• _Instruction_
The listing below holds pictures; exclude them. Return exactly the lines from the one with "Reproduce this chart with Plotly." through the one with "not_at_all = [5.8, 7.7, 13.9, 24.0, 56.7]".

• _Material_
>> start

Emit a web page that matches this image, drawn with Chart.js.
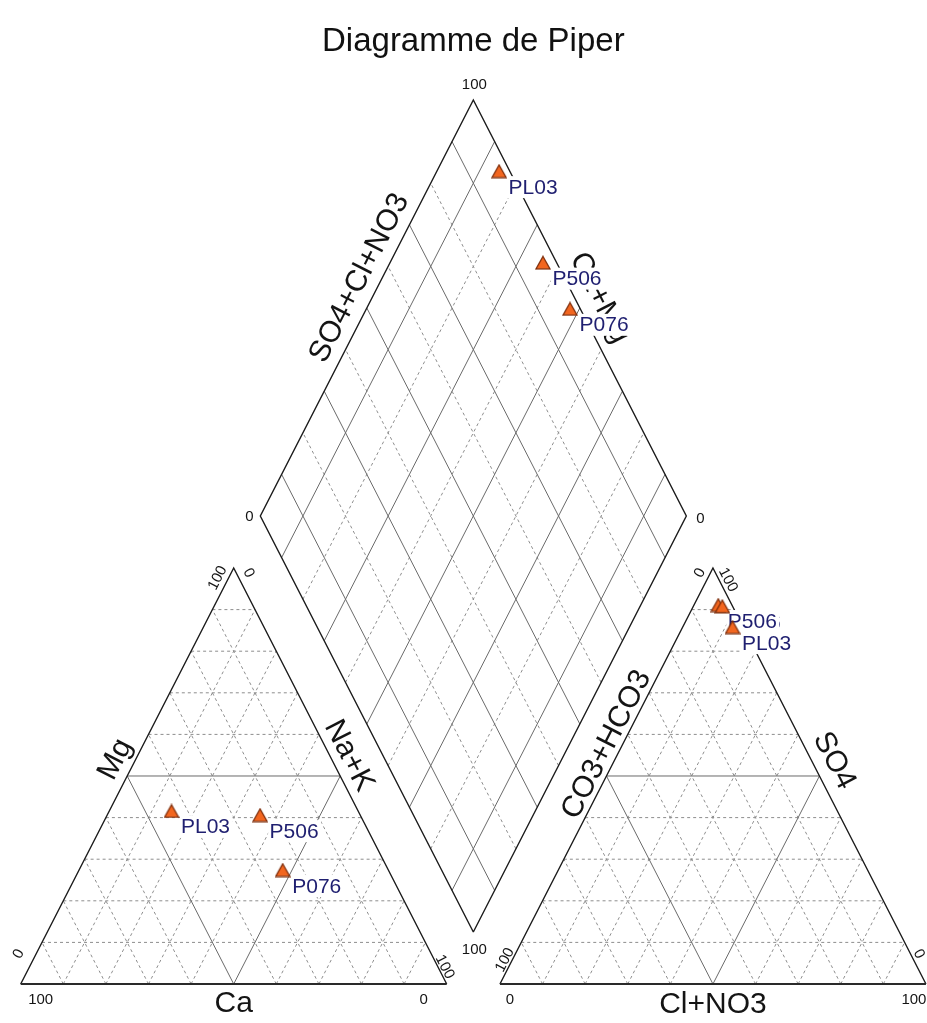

>> end
>> start

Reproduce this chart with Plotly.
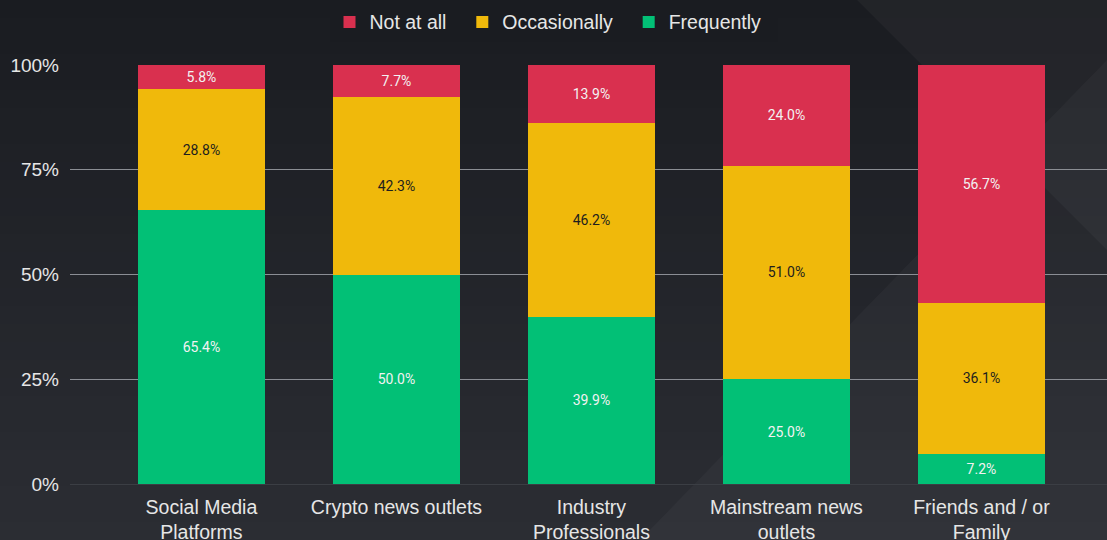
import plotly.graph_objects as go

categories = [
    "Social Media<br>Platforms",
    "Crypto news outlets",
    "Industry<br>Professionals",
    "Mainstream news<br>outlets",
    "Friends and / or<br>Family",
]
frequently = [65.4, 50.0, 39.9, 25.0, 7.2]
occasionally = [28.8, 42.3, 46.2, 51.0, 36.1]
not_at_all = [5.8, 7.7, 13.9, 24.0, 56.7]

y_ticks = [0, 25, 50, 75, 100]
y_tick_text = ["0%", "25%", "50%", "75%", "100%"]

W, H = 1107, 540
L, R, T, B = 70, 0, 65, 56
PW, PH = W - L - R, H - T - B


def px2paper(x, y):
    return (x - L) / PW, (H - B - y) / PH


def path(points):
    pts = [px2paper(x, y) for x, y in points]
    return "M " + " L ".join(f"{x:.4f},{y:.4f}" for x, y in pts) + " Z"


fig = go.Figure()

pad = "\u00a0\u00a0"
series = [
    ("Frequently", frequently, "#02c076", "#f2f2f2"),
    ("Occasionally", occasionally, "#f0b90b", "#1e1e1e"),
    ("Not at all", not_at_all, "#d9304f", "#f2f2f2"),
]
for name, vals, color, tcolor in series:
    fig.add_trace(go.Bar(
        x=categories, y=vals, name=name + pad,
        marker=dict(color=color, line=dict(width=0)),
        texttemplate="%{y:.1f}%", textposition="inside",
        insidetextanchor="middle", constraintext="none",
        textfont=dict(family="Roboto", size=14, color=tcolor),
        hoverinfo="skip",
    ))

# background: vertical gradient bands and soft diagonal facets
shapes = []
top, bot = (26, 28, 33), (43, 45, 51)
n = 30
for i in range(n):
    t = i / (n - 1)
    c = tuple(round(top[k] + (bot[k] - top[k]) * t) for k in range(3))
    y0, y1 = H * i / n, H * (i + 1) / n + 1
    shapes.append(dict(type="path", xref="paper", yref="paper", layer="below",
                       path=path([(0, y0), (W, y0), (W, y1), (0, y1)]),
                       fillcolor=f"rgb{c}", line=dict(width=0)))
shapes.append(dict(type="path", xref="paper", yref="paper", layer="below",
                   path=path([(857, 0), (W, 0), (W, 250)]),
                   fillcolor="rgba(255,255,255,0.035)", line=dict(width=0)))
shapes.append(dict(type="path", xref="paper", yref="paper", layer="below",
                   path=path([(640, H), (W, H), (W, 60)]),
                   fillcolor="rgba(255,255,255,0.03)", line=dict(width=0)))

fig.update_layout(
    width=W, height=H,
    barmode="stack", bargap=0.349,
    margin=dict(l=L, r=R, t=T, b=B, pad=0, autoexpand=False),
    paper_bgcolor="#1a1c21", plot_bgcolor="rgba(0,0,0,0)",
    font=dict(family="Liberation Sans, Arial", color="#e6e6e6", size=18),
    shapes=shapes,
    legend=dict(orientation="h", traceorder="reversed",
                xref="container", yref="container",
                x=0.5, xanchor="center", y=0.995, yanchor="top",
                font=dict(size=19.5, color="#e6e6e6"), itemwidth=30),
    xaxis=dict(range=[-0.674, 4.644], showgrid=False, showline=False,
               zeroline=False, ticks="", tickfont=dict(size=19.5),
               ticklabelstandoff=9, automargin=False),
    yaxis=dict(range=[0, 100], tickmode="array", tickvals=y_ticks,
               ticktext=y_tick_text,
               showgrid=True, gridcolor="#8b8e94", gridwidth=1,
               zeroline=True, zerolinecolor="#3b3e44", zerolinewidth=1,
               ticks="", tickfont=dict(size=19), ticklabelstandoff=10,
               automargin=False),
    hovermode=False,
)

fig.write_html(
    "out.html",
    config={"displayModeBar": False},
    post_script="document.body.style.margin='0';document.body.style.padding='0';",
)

>> end
>> start

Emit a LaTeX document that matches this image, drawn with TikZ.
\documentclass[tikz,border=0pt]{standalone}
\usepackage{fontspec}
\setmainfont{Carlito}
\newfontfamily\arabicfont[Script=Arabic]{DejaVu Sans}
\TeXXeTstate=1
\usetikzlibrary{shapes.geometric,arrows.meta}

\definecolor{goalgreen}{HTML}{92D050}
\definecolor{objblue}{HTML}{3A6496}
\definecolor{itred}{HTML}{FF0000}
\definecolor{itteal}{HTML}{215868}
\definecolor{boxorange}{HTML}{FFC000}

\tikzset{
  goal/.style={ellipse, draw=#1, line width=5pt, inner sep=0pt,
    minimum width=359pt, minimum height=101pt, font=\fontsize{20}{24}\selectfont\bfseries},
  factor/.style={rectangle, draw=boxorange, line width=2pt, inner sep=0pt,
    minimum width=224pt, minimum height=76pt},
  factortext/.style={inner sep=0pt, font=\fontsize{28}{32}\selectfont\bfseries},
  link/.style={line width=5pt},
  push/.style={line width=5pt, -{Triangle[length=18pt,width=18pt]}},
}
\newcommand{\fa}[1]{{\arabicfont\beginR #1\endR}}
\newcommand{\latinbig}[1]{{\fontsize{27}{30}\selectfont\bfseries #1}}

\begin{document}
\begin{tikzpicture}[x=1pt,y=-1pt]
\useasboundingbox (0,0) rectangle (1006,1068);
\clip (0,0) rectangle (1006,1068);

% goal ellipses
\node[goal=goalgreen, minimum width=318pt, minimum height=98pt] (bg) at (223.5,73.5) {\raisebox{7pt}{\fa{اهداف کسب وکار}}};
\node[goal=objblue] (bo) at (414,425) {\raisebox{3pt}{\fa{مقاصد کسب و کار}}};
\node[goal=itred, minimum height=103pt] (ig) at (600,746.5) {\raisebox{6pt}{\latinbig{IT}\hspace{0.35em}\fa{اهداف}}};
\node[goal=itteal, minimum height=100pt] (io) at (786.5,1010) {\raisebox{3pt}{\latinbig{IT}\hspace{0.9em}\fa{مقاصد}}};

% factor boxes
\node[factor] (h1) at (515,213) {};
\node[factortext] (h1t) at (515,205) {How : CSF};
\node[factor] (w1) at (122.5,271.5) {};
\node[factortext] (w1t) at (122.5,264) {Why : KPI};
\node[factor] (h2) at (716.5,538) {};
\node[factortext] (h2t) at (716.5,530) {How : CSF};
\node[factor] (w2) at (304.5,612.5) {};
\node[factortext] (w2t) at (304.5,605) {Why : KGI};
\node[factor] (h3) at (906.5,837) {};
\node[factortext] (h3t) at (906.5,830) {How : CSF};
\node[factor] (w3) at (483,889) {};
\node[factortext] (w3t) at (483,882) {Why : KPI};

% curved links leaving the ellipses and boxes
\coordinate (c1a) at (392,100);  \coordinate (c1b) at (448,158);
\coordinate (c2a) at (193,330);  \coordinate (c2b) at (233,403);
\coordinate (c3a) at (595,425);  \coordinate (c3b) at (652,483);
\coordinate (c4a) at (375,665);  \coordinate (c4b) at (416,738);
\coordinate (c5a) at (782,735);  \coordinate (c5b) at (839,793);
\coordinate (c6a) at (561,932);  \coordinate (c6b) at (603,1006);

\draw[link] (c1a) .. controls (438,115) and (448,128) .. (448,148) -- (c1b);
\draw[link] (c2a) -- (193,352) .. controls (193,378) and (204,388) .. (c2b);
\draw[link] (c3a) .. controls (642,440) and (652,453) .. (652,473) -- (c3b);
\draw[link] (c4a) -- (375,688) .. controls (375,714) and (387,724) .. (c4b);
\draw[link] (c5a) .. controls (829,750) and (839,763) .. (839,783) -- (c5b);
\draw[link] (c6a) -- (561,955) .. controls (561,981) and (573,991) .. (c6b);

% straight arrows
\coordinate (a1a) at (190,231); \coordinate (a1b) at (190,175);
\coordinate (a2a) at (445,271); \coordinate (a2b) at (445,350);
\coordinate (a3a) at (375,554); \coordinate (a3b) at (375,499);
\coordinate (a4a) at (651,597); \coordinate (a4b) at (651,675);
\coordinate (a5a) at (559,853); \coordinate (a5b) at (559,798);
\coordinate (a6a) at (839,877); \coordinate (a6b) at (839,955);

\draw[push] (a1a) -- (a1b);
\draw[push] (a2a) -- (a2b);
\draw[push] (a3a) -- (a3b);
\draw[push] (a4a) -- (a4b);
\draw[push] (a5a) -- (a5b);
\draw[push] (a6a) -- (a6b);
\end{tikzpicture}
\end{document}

>> end

• _Right answer_
Reproduce this chart with Plotly.
import plotly.graph_objects as go

categories = [
    "Social Media<br>Platforms",
    "Crypto news outlets",
    "Industry<br>Professionals",
    "Mainstream news<br>outlets",
    "Friends and / or<br>Family",
]
frequently = [65.4, 50.0, 39.9, 25.0, 7.2]
occasionally = [28.8, 42.3, 46.2, 51.0, 36.1]
not_at_all = [5.8, 7.7, 13.9, 24.0, 56.7]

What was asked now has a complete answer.